In addition to the $2.2 million settlement for potential violations, New York Presbyterian agreed to a "comprehensive corrective action plan" and to be monitored for two years by the Office of Civil Rights to make sure the hospital complies with federal rules, commonly called HIPAA, that protect the privacy of patient health records.
The ABC crew was at the hospital in April 2011 to obtain footage for the show "NY Med," an eight-part ABC News series that aired in 2012, and then again with new episodes in 2014.
The Office of Civil Rights said that it it received a complaint against the hospital in 2013 about filming that was done on April 28, 2011.
That is the same date that a Manhattan man named Mark Chanko was filmed while dying at the hospital after being hit by a garbage truck, according to a cease and desist letter Chanko's son sent to the hospital in 2012, which is on the ProPublica news site.

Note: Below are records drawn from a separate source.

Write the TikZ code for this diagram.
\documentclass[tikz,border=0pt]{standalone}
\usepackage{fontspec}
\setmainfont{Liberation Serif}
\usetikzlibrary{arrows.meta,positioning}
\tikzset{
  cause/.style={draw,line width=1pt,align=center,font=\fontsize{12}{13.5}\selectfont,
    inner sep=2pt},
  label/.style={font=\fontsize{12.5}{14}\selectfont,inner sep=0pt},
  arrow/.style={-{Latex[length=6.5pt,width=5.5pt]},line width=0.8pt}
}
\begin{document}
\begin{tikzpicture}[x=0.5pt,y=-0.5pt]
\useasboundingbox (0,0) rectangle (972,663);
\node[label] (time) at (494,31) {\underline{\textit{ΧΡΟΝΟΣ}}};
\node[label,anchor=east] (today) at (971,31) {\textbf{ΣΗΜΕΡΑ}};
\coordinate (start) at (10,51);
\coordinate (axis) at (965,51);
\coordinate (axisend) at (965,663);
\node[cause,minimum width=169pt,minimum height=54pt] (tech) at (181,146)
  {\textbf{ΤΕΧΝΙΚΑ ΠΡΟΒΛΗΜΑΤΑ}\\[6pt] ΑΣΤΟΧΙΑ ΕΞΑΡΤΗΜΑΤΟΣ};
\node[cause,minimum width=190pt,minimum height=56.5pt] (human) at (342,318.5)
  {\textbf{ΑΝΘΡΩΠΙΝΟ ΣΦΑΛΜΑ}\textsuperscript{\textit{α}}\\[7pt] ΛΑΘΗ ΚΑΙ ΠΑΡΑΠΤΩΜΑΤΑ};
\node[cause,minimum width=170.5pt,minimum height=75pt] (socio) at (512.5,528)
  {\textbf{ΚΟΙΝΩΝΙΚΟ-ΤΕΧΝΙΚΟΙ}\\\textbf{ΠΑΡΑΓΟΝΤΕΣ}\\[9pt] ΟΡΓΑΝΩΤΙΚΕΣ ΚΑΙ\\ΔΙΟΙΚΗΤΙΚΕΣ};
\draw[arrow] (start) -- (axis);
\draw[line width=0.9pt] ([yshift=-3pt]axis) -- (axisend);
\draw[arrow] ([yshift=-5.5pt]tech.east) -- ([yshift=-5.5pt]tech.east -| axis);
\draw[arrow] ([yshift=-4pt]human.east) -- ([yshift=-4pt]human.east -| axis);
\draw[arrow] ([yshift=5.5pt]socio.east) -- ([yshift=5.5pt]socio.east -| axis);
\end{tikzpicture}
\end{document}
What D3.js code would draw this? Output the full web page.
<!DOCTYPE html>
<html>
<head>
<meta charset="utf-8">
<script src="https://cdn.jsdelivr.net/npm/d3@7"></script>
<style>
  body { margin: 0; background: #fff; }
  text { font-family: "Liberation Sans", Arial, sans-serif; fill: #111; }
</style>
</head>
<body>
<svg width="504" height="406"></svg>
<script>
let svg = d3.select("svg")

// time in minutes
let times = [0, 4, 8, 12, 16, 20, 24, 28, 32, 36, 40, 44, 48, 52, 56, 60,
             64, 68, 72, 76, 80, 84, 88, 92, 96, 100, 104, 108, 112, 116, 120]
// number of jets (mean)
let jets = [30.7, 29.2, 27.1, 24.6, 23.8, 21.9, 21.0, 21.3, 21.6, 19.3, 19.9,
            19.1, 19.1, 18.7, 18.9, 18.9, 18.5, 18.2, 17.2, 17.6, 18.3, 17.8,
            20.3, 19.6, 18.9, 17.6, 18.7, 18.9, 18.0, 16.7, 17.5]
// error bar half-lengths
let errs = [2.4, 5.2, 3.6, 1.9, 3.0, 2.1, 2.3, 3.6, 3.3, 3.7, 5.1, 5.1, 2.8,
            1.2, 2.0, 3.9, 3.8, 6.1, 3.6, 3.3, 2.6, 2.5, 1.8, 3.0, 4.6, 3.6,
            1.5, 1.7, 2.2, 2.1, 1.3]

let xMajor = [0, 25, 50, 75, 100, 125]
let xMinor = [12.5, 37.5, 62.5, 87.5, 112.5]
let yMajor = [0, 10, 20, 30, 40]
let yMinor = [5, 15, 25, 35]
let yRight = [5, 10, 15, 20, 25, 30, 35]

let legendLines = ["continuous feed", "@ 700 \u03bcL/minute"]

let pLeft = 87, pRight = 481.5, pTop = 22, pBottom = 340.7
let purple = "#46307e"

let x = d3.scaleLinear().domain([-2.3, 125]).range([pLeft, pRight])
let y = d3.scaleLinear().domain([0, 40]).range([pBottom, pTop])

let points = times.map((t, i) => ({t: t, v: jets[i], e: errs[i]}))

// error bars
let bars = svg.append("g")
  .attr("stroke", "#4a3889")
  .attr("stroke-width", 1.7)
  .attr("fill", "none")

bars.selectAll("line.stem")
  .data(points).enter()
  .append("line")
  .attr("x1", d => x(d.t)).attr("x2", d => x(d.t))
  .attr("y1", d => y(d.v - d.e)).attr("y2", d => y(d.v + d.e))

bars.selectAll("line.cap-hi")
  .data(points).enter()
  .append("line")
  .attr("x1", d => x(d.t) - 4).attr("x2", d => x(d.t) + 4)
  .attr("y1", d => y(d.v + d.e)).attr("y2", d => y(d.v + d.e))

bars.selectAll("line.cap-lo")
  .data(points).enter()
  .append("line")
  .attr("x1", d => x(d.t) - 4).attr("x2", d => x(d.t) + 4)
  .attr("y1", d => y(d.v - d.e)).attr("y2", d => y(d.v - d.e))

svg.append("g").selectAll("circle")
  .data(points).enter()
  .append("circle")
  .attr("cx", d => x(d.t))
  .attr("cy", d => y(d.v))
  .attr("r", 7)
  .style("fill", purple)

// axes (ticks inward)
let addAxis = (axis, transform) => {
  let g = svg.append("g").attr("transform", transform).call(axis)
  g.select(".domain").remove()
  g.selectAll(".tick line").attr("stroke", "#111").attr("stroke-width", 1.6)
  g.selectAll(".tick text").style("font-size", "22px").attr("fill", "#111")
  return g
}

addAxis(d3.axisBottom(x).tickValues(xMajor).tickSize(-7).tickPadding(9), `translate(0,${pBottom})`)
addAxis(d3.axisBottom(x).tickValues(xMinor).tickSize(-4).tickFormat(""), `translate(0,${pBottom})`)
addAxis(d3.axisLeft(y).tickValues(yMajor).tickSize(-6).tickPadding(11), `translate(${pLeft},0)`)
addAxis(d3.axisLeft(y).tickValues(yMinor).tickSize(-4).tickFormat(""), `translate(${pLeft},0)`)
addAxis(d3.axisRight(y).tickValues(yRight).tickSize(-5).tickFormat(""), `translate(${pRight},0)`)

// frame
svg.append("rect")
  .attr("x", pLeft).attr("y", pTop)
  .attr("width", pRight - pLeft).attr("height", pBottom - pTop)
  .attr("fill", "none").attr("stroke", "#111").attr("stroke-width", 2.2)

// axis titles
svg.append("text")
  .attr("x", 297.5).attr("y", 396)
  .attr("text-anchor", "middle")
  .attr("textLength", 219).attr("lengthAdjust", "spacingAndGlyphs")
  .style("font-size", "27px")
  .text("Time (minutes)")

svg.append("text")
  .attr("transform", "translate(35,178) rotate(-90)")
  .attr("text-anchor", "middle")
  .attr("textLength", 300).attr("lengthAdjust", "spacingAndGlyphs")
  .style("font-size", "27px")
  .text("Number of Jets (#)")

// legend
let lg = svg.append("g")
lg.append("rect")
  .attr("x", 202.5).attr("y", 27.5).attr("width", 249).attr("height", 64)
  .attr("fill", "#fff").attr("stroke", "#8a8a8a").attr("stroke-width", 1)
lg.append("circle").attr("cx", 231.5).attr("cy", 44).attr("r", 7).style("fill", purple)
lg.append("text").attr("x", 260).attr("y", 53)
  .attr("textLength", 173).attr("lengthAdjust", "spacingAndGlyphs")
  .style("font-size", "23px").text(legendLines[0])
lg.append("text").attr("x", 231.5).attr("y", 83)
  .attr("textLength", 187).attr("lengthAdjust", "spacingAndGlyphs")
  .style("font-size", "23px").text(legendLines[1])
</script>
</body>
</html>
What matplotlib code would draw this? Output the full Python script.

Chanko's son Kenneth complained to HHS about HIPAA violations by the hospital after his mother, Mark's widow recognized her dying husband while watching an episode of NY Med even though Mark's face had been blurred by the show, the New York Times reported last year. ABC later scrubbed "the segment involving Mr. Chanko from its website, DVDs and future viewings," the Times reported.
Last month, the highest appeals court in New York State allowed the Chanko family's suit against New York Presbyterian, which alleges a breach of patient-doctor confidentiality, to proceed. But the court dismissed ABC News as a defendant against claims of intentional infliction of emotional distress.
HHS's Office of Civil Rights found that New York Presbyterian "failed to safeguard protected health information and allowed ABC film crews virtually unfettered access to its health care facility."
That access effectively created "an environment where [protected health information] could not be protected from impermissible disclosure to the ABC film crew and staff."